Most of my dear readers know I am a member of The Church of Jesus Christ of Latter-day Saints, often referred to as the “Mormon” church. I was born into a family whose religious ancestry can be traced back to the restoration of the Church in the 1800’s, when one of my great(+) grandfathers joined the Church in England and moved across the pond to join the Saints in the great Salt Lake Valley. I, myself, have been a baptized member of the Church since 2002, when I turned 8 and was eligible to be baptized. I’ve been faithful to my religion my entire life, with only 2 brief stints of inactivity due to stubbornness and health issues. For the most part, I’ve attended church every Sunday for three hours at a time, gone to youth activities, conferences, dances, and participated in callings (positions within the Church) and have given talks when asked to.
I don’t remember a time I ever questioned the idea of God. He has been the biggest part of my life. Sure, I’ve felt times when I thought I was maybe being ignored because a particular thing I prayed for never happened, or that Heaven’s influence felt shut off to me, but I’ve never doubted God’s existence.
On the opposite hand, I’ve never really sat down and thought about HOW I know God exists. I’ve always believed in Him. But what is it that constitutes His actual existence? How do I know that He exists, outside of the fact that I’ve grown up being taught about God?

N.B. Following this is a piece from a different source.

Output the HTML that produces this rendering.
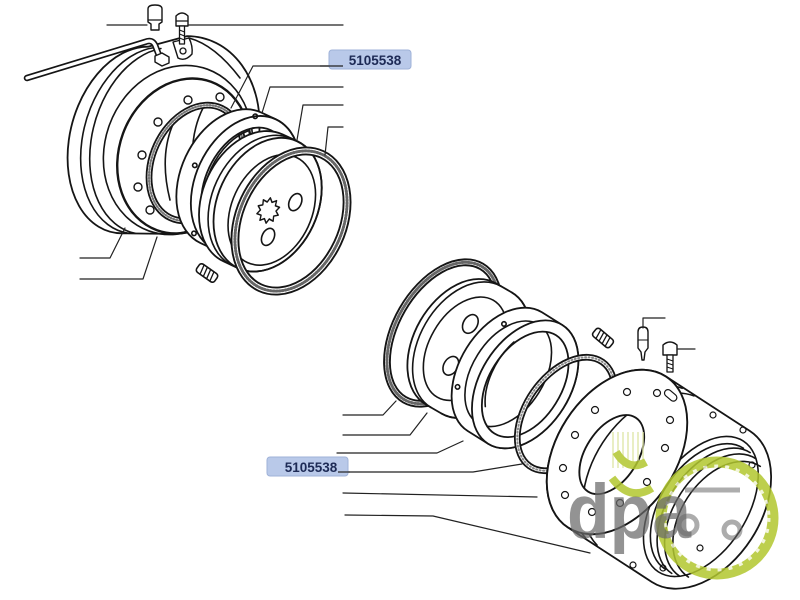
<!DOCTYPE html>
<html><head><meta charset="utf-8"><style>
html,body{margin:0;padding:0;background:#fff;}
svg{display:block;}
</style></head><body>
<svg width="800" height="600" viewBox="0 0 800 600" xmlns="http://www.w3.org/2000/svg">
<rect width="800" height="600" fill="#fff"/>
<g fill="none" stroke="#151515" stroke-width="1.6" stroke-linejoin="round" stroke-linecap="round">

<!-- ===== TOP ASSEMBLY ===== -->
<path fill="#fff" stroke-width="1.8" d="M147.9,46.7 L187.1,36.1 A80,100 15 0 1 168.9,233.9 L122.1,233.3 A65,95 15 0 1 147.9,46.7 Z"/>
<path d="M154.9,47.5 A65,95 15 0 0 129.1,233.3"/>
<path d="M160.9,48.5 A65,95 15 0 0 135.1,233.3"/>
<ellipse cx="178" cy="150" rx="73" ry="86" transform="rotate(20 178 150)"/>
<ellipse cx="184" cy="156" rx="65" ry="79" transform="rotate(20 184 156)" stroke-width="2.4"/>
<g stroke-width="1.4">
<circle cx="188" cy="100" r="4"/><circle cx="158" cy="122" r="4"/><circle cx="142" cy="155" r="4"/>
<circle cx="138" cy="187" r="4"/><circle cx="150" cy="210" r="4"/><circle cx="220" cy="97" r="4"/>
</g>
<path d="M176,118 Q158,152 170,200"/>
<path d="M203,108 Q186,142 196,190"/>
<g transform="translate(196,163) rotate(25)">
<path fill="#fff" fill-rule="evenodd" stroke-width="1.8" d="M-46,0 A46,63 0 1 0 46,0 A46,63 0 1 0 -46,0 Z M-41,0 A41,58 0 1 0 41,0 A41,58 0 1 0 -41,0 Z"/>
<ellipse rx="43.5" ry="60.5" stroke="#777" stroke-width="2.2" stroke-dasharray="1 2"/>
</g>
<g transform="translate(240,182) rotate(25)">
<path fill="#fff" fill-rule="evenodd" stroke-width="1.8" d="M-10,-72 L6,-72 A50,72 0 0 1 6,72 L-10,72 A50,72 0 0 1 -10,-72 Z M-34,0 A40,60 0 1 0 46,0 A40,60 0 1 0 -34,0 Z"/>
<ellipse cx="6" rx="50" ry="72" stroke-width="1.8"/>
<path d="M-14,-50 A40,60 0 0 0 -14,50"/>
<circle cx="-48" cy="4" r="2.2"/><circle cx="-20" cy="66" r="2.2"/><circle cx="-14" cy="-66" r="2.2"/>
</g>
<g transform="translate(264,203) rotate(25)">
<path fill="#fff" stroke-width="1.8" d="M-12,-70 L4,-70 A50,70 0 0 1 4,70 L-12,70 A50,70 0 0 1 -12,-70 Z"/>
<ellipse cx="4" rx="50" ry="70" stroke-width="1.8"/>
<path d="M-2,-70 A50,70 0 0 0 -2,70"/>
<ellipse cx="10" cy="3" rx="40" ry="58"/>
<g transform="translate(7,5) scale(0.85,1)">
<polygon fill="#fff" stroke-width="1.6" points="13,0 8.56,2.78 10.52,7.64 5.29,7.28 4.02,12.36 0,9 -4.02,12.36 -5.29,7.28 -10.52,7.64 -8.56,2.78 -13,0 -8.56,-2.78 -10.52,-7.64 -5.29,-7.28 -4.02,-12.36 0,-9 4.02,-12.36 5.29,-7.28 10.52,-7.64 8.56,-2.78"/>
</g>
<ellipse cx="28" cy="-14" rx="6" ry="9"/>
<ellipse cx="18" cy="29" rx="6" ry="9"/>
</g>
<g transform="translate(291,221) rotate(25)">
<path fill="#fff" fill-rule="evenodd" stroke-width="1.9" d="M-55,0 A55,77 0 1 0 55,0 A55,77 0 1 0 -55,0 Z M-48,0 A48,70 0 1 0 48,0 A48,70 0 1 0 -48,0 Z"/>
<ellipse rx="51.5" ry="73.5" stroke="#666" stroke-width="3" stroke-dasharray="1.2 1.8"/>
</g>
<g transform="translate(207,273) rotate(35)">
<rect x="-11" y="-5" width="22" height="10" rx="3" fill="#fff"/>
<path d="M-7,-5 L-5,5 M-3,-5 L-1,5 M1,-5 L3,5 M5,-5 L7,5" stroke-width="1.3"/>
</g>
<path d="M27,78 L145,42 Q152,39 155,45 L160,58" stroke-width="6.5"/>
<path d="M27,78 L145,42 Q152,39 155,45 L160,58" stroke="#fff" stroke-width="3.2"/>
<path d="M155,56 L162,53 L169,57 L169,63 L162,66 L155,62 Z" fill="#fff" stroke-width="1.4"/>
<path d="M173,42 L189,38 Q193,46 192,54 Q185,62 178,58 Z" fill="#fff" stroke-width="1.4"/>
<circle cx="183" cy="51" r="3" stroke-width="1.3"/>
<path d="M189,38 Q215,45 240,78"/>
<path d="M148,9 Q148,5 155,5 Q162,5 162,9 L162,22 L159,24 L159,30 L151,30 L151,24 L148,22 Z" fill="#fff" stroke-width="1.4"/>
<path d="M148,20 L162,20" stroke-width="1.2"/>
<path d="M176,16 Q182,10 188,16 L188,26 L176,26 Z" fill="#fff" stroke-width="1.4"/>
<path d="M176,21 L188,21" stroke-width="1.2"/>
<rect x="179.5" y="26" width="5" height="18" fill="#fff" stroke-width="1.3"/>
<path d="M179.5,30 L184.5,32 M179.5,34 L184.5,36 M179.5,38 L184.5,40" stroke-width="1"/>

<g stroke-width="1.2" stroke="#222">
<path d="M107,25 L147,25 M189,25 L343,25"/>
<path d="M343,66 L253,66 L231,108"/>
<path d="M343,87 L270,87 L262,113"/>
<path d="M343,105 L303,105 L297,140"/>
<path d="M343,127 L328,127 L325,155"/>
<path d="M80,258 L110,258 L125,228"/>
<path d="M80,279 L143,279 L157,237"/>
</g>

<!-- ===== BOTTOM ASSEMBLY ===== -->
<g transform="translate(443,333) rotate(30)">
<path fill="#fff" fill-rule="evenodd" stroke-width="1.9" d="M-50,0 A50,80 0 1 0 50,0 A50,80 0 1 0 -50,0 Z M-44,0 A44,74 0 1 0 44,0 A44,74 0 1 0 -44,0 Z"/>
<ellipse rx="47" ry="77" stroke="#666" stroke-width="3" stroke-dasharray="1.2 1.8"/>
</g>
<g transform="translate(468,348) rotate(30)">
<path fill="#fff" stroke-width="1.8" d="M-8,-70 L10,-70 A47,70 0 0 1 10,70 L-8,70 A47,70 0 0 1 -8,-70 Z"/>
<path d="M-2,-70 A47,70 0 0 0 -2,70"/>
<ellipse cx="-2" cy="2" rx="36" ry="56"/>
<ellipse cx="-10" cy="-22" rx="7" ry="10"/>
<ellipse cx="-6" cy="24" rx="7" ry="10"/>
<g transform="translate(10,2) scale(0.8,1)">
<polygon fill="#fff" stroke-width="1.5" points="13,0 8.56,2.78 10.52,7.64 5.29,7.28 4.02,12.36 0,9 -4.02,12.36 -5.29,7.28 -10.52,7.64 -8.56,2.78 -13,0 -8.56,-2.78 -10.52,-7.64 -5.29,-7.28 -4.02,-12.36 0,-9 4.02,-12.36 5.29,-7.28 10.52,-7.64 8.56,-2.78"/>
</g>
<path d="M10,-70 A47,70 0 0 1 10,70" stroke-width="1.8"/>
</g>
<g transform="translate(515,378) rotate(32)">
<path fill="#fff" stroke-width="1.8" d="M-12,-70 L12,-70 A45,70 0 0 1 12,70 L-12,70 A45,70 0 0 1 -12,-70 Z"/>
<ellipse cx="-8" rx="36" ry="58"/>
<path fill="#fff" fill-rule="evenodd" stroke-width="1.8" d="M-33,0 A45,70 0 1 0 57,0 A45,70 0 1 0 -33,0 Z M-24,0 A36,58 0 1 0 48,0 A36,58 0 1 0 -24,0 Z"/>
<path d="M-20,-30 A36,58 0 0 0 -10,40"/>
<circle cx="-38" cy="-40" r="2.2"/><circle cx="-44" cy="38" r="2.2"/>
</g>
<g transform="translate(566,414) rotate(35)">
<path fill="#fff" fill-rule="evenodd" stroke-width="1.8" d="M-42,0 A42,66 0 1 0 42,0 A42,66 0 1 0 -42,0 Z M-37,0 A37,61 0 1 0 37,0 A37,61 0 1 0 -37,0 Z"/>
<ellipse rx="39.5" ry="63.5" stroke="#888" stroke-width="2" stroke-dasharray="1 2.5"/>
</g>
<!-- housing H2 -->
<g transform="translate(617,452) rotate(33)">
<path fill="#fff" stroke-width="1.8" d="M0,-90 L100,-90 A60,90 0 0 1 100,90 L0,90 A60,90 0 0 1 0,-90 Z"/>
<ellipse cx="100" rx="46" ry="78"/>
<path d="M104,-72 A44,72 0 0 0 104,72"/>
<path d="M112,-72 A44,72 0 0 0 112,72"/>
<path d="M120,-70 A44,70 0 0 0 120,70"/>
<path d="M128,-66 A44,66 0 0 0 128,66"/>
<path d="M20,-89 A60,90 0 0 0 20,89"/>
<path d="M34,-89 A60,90 0 0 0 34,89"/>
<path fill="#fff" fill-rule="evenodd" stroke-width="1.9" d="M-60,0 A60,90 0 1 0 60,0 A60,90 0 1 0 -60,0 Z M-29,5 A26,44 0 1 0 23,5 A26,44 0 1 0 -29,5 Z"/>
</g>
<g stroke-width="1.2">
<circle cx="627" cy="392" r="3.5"/><circle cx="657" cy="393" r="3.5"/><circle cx="595" cy="410" r="3.5"/>
<circle cx="575" cy="435" r="3.5"/><circle cx="563" cy="468" r="3.5"/><circle cx="565" cy="495" r="3.5"/>
<circle cx="592" cy="512" r="3.5"/><circle cx="620" cy="503" r="3.5"/><circle cx="647" cy="482" r="3.5"/>
<circle cx="665" cy="448" r="3.5"/><circle cx="670" cy="420" r="3.5"/>
<rect x="664" y="392" width="14" height="7" rx="3.5" transform="rotate(40 671 395)"/>
<circle cx="743" cy="430" r="3"/><circle cx="752" cy="465" r="3"/><circle cx="713" cy="415" r="3"/>
<circle cx="633" cy="565" r="3"/><circle cx="663" cy="568" r="3"/><circle cx="700" cy="548" r="3"/>
</g>
<g transform="translate(603,338) rotate(40)">
<rect x="-11" y="-5" width="22" height="10" rx="3" fill="#fff"/>
<path d="M-7,-5 L-5,5 M-3,-5 L-1,5 M1,-5 L3,5 M5,-5 L7,5" stroke-width="1.3"/>
</g>
<path d="M638,332 Q638,327 643,327 Q648,327 648,332 L648,348 L645,352 L644,360 L642,360 L641,352 L638,348 Z" fill="#fff" stroke-width="1.4"/>
<path d="M638,340 L648,340" stroke-width="1.1"/>
<path d="M663,345 Q670,339 677,345 L677,355 L663,355 Z" fill="#fff" stroke-width="1.4"/>
<rect x="667" y="355" width="6" height="17" fill="#fff" stroke-width="1.3"/>
<path d="M667,359 L673,361 M667,363 L673,365 M667,367 L673,369" stroke-width="1"/>

<g stroke-width="1.2" stroke="#222">
<path d="M643,328 L643,318 L665,318"/>
<path d="M677,349 L695,349"/>
<path d="M343,415 L383,415 L396,401"/>
<path d="M343,435 L410,435 L427,413"/>
<path d="M337,453 L437,453 L463,441"/>
<path d="M338,472 L473,472 L522,464"/>
<path d="M343,493 L537,497"/>
<path d="M345,515 L433,516 L590,553"/>
</g>
</g>

<!-- labels -->
<rect x="329" y="50" width="82" height="19" rx="3" fill="#b9c9e9" stroke="#9fb2d8" stroke-width="1"/>
<path d="M320,66 L343,66" stroke="#222" stroke-width="1.2"/>
<text x="375" y="65" text-anchor="middle" font-family="Liberation Sans, sans-serif" font-weight="bold" font-size="13.5" fill="#1d2a55">5105538</text>
<rect x="267" y="457" width="81" height="19" rx="3" fill="#b9c9e9" stroke="#9fb2d8" stroke-width="1"/>
<path d="M338,472 L350,472" stroke="#222" stroke-width="1.2"/>
<text x="311" y="472" text-anchor="middle" font-family="Liberation Sans, sans-serif" font-weight="bold" font-size="13.5" fill="#1d2a55">5105538</text>

<!-- watermark -->
<g opacity="0.85">
<g stroke="#dfe6a8" stroke-width="1.6">
<path d="M613,432 L613,468 M618,432 L618,468 M623,432 L623,468 M628,432 L628,468 M633,432 L633,468 M638,432 L638,468 M643,432 L643,468"/>
</g>
<circle cx="717" cy="518" r="56" fill="none" stroke="#b2c72f" stroke-width="11"/>
<circle cx="717" cy="518" r="52" fill="none" stroke="#fff" stroke-width="3" stroke-dasharray="4 7" opacity="0.8"/>
<path d="M616,452 Q628,472 646,462" fill="none" stroke="#b2c72f" stroke-width="8"/>
<path d="M612,478 Q630,502 652,488" fill="none" stroke="#b2c72f" stroke-width="8"/>
</g>
<g opacity="0.72" fill="#6a6a6a">
<text x="567" y="538" font-family="Liberation Sans, sans-serif" font-weight="bold" font-size="77" textLength="124" lengthAdjust="spacingAndGlyphs">dpa</text>
</g>
<g opacity="0.55" fill="none" stroke="#6a6a6a" stroke-width="5">
<path d="M685,490 L740,490"/>
<circle cx="688" cy="525" r="9"/>
<circle cx="732" cy="530" r="8"/>
</g>
</svg>
</body></html>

These questions came to light when I was studying for a philosophy midterm. In the first half of our class, we’ve greatly discussed the problem of evil and the existence of God-how others (like Augustine, Aquinas, and other great philosophers) argue in favor of His existence.
It’s interesting to think about how others perceive God’s existence. Not just that they believe in God, but how they determine His existence with reasoning.
So how I do know God exists? When I examined my own reasons for His existence, I kind of had a startling realization within the context of my current struggles with anxiety, depression, and other health stuff. If God didn’t exist, I would not have reason to exist. A life without the knowledge of a loving Heavenly Father is not a life at all for me. Without my understanding of God’s plan, I couldn’t put my suffering into context. I wouldn’t be able to see the point of doing anything, because I cannot see the light at the end of this wretched anxiety and depression tunnel right now.
My life is worth living because God exists. He is my hope and my guide. I might not be able to see that light at the end of this tunnel, but I know that He does. He IS that light.
I know that God exists, because I am able to keep moving forward even though I’m stumbling in the dark. I am evidence of His existence, of His love.
So even when midterms get me stressed out and my social life dwindles because of my health, I can still move forward because God exists. I can handle this, because God is my literal and actual friend. God’s existence isn’t just a nice idea that makes me smile, like the thought of unseen fairies using pixie dust to change the seasons (man, I dislike the ones that use too much dust and make my allergies run wild!), His existence is a reality. He’s why I do get up every day and why I keep trying, no matter how many times I fail.
How do you know God exists? How do you know that you know? What does that knowledge do for you?